In the planning report ahead of the meeting, case officer Steve Watson summed up concerns raised: “Proposed access route onto the A15 is inadequate. The access is on a gradient meaning that HGVs exiting will travel slowly when joining a 60mph road.
“157 households would impact significantly on the volume of traffic into the village from the major A15 and A607 roads, resulting in delays and obstructions for current road users and creating insufficient road capacity.”
Navenby Parish Council objected to the plans, stating initially that at a public meeting attended by 230 people there was no support for the scheme.

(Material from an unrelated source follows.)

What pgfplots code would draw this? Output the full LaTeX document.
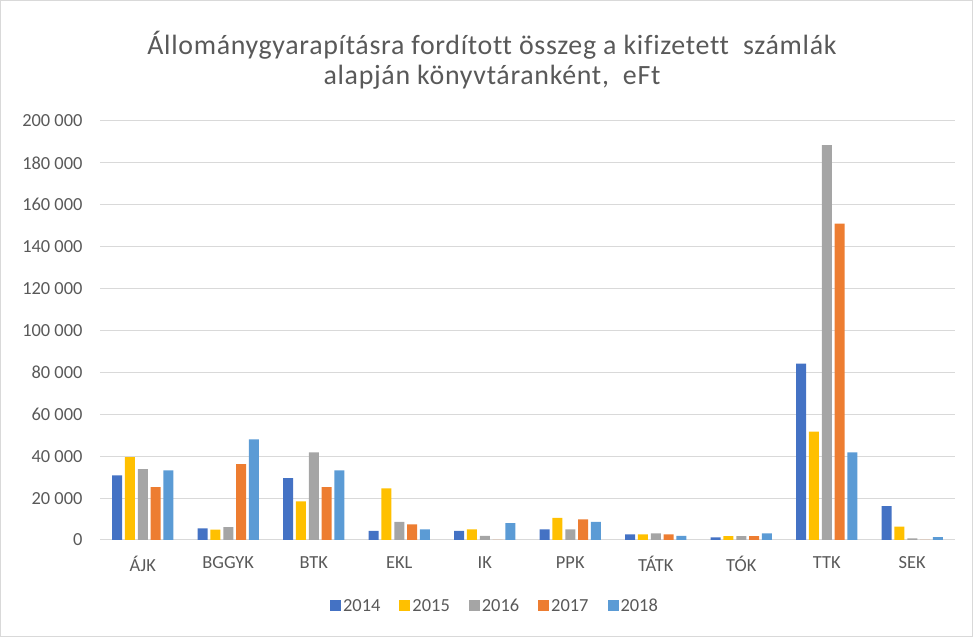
\documentclass[border=0pt]{standalone}
\usepackage{pgfplots}
\pgfplotsset{compat=1.18}
\usepackage{fontspec}
\setmainfont[Ligatures=NoCommon]{Carlito}
\newfontfamily\titlefont[LetterSpace=2.5,Ligatures=NoCommon]{Carlito}
\definecolor{cA}{HTML}{4472C4}
\definecolor{cB}{HTML}{FFC000}
\definecolor{cC}{HTML}{A5A5A5}
\definecolor{cD}{HTML}{ED7D31}
\definecolor{cE}{HTML}{5B9BD5}
\definecolor{gridgray}{HTML}{D9D9D9}
\definecolor{textgray}{HTML}{595959}
\begin{document}
\begin{tikzpicture}[x=1bp,y=1bp]
\path[draw=gridgray, line width=1bp] (0.5,0.5) rectangle (972.5,636.5);
\node[align=center, font=\titlefont\fontsize{28}{30.5}\selectfont, text=textgray] at (492,577) {Állománygyarapításra fordított összeg a kifizetett\ \ számlák\\alapján könyvtáranként,\ \ eFt};
\begin{axis}[
  at={(100bp,97bp)}, anchor=south west,
  width=855bp, height=419bp, scale only axis,
  ybar=2.8bp, bar width=10bp,
  xmin=-0.5, xmax=9.5, ymin=0, ymax=200000,
  ytick={0,20000,40000,60000,80000,100000,120000,140000,160000,180000,200000},
  yticklabels={0,20 000,40 000,60 000,80 000,100 000,120 000,140 000,160 000,180 000,200 000},
  xtick={0,...,9},
  xticklabels={ÁJK,BGGYK,BTK,EKL,IK,PPK,TÁTK,TÓK,TTK,SEK},
  scaled y ticks=false,
  ymajorgrids, grid style={draw=gridgray, line width=1bp},
  axis x line*=bottom, axis y line*=left,
  x axis line style={draw=gridgray, line width=1bp, -},
  y axis line style={draw=none},
  major tick length=0pt, tick style={draw=none},
  y tick label style={font=\fontsize{18.5}{20}\selectfont, text=textgray, xshift=-14bp},
  x tick label style={font=\fontsize{18.5}{20}\selectfont, text=textgray, yshift=-13bp},
  legend style={at={(0.462,-0.1575)}, anchor=center, draw=none, fill=none,
    legend columns=5, font=\fontsize{18.5}{20}\selectfont, text=textgray,
    /tikz/every even column/.append style={column sep=17bp}},
  legend image code/.code={\fill[#1,draw=none] (0bp,-5.5bp) rectangle (11bp,5.5bp);},
]
\addplot[fill=cA, draw=none] coordinates {(0,30800) (1,5600) (2,29500) (3,4400) (4,4400) (5,5100) (6,2700) (7,1300) (8,84200) (9,16200)};
\addplot[fill=cB, draw=none] coordinates {(0,39500) (1,4900) (2,18400) (3,24600) (4,5100) (5,10600) (6,2700) (7,1900) (8,51700) (9,6400)};
\addplot[fill=cC, draw=none] coordinates {(0,33800) (1,6200) (2,41800) (3,8700) (4,2000) (5,5100) (6,3200) (7,1900) (8,188500) (9,800)};
\addplot[fill=cD, draw=none] coordinates {(0,25200) (1,36200) (2,25200) (3,7500) (4,0) (5,9800) (6,2700) (7,1900) (8,151000) (9,0)};
\addplot[fill=cE, draw=none] coordinates {(0,33200) (1,48000) (2,33200) (3,5100) (4,8100) (5,8700) (6,2000) (7,3200) (8,41800) (9,1400)};
\legend{2014,2015,2016,2017,2018}
\end{axis}
\end{tikzpicture}
\end{document}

The objection also stated: “We already have a total of 143 houses in the pipeline from a base of 2011 – 64 built or with planning permission and 79 in pre-planning for in-fill sites at Chapel Heath, which we consider reasonable and sustainable additions.”
The report also mentions that the A607 has long been considered one of Lincolnshire’s red routes for traffic accidents.
One local resident wrote: “I am led to believe that the housing in Navenby over the last 12-15 years has already risen by approximately 30% – which is way above the recommended guidelines.”
The Education Authority has requested a contribution of £360,846.00 towards the provision of an additional 32 primary school places to serve the development.
This would be used to increase the capacity of Navenby Primary school only.
A sum of £218,419.20 would be committed to off-site recreational space, spent within the parish, £3,500 would be put towards the provision of a Road Traffic Order to relocate the 30mph zone and an annual contribution of £5,000 would support the Navenby bus service.
The Highways Authority has raised no objection to the development subject to the imposition of a number of planning conditions.
It has been recommended that the scheme is approved with conditions that it is begun no later than two years, that materials and landscaping are agreed in writing and relevant assessments have been carried out.
A spokesman for Linden Homes said: “Since the planning application was submitted in August 2014 we have worked with local people, planners along with the other consultees, and have made a number of changes in response to comments received.
“These changes have been re-consulted on and officers are sufficiently satisfied that the scheme is now acceptable, hence the recommendation for approval.
“Planning applications attract funds and provision through the Section 106 agreement to meet local requirements.
“Linden Homes has been working closely with the local planning authority and the community to ensure that these planning obligations are fulfilled.
“This has resulted in around £600,000 being allocated to Navenby, alongside the delivery of 56 much needed affordable homes.”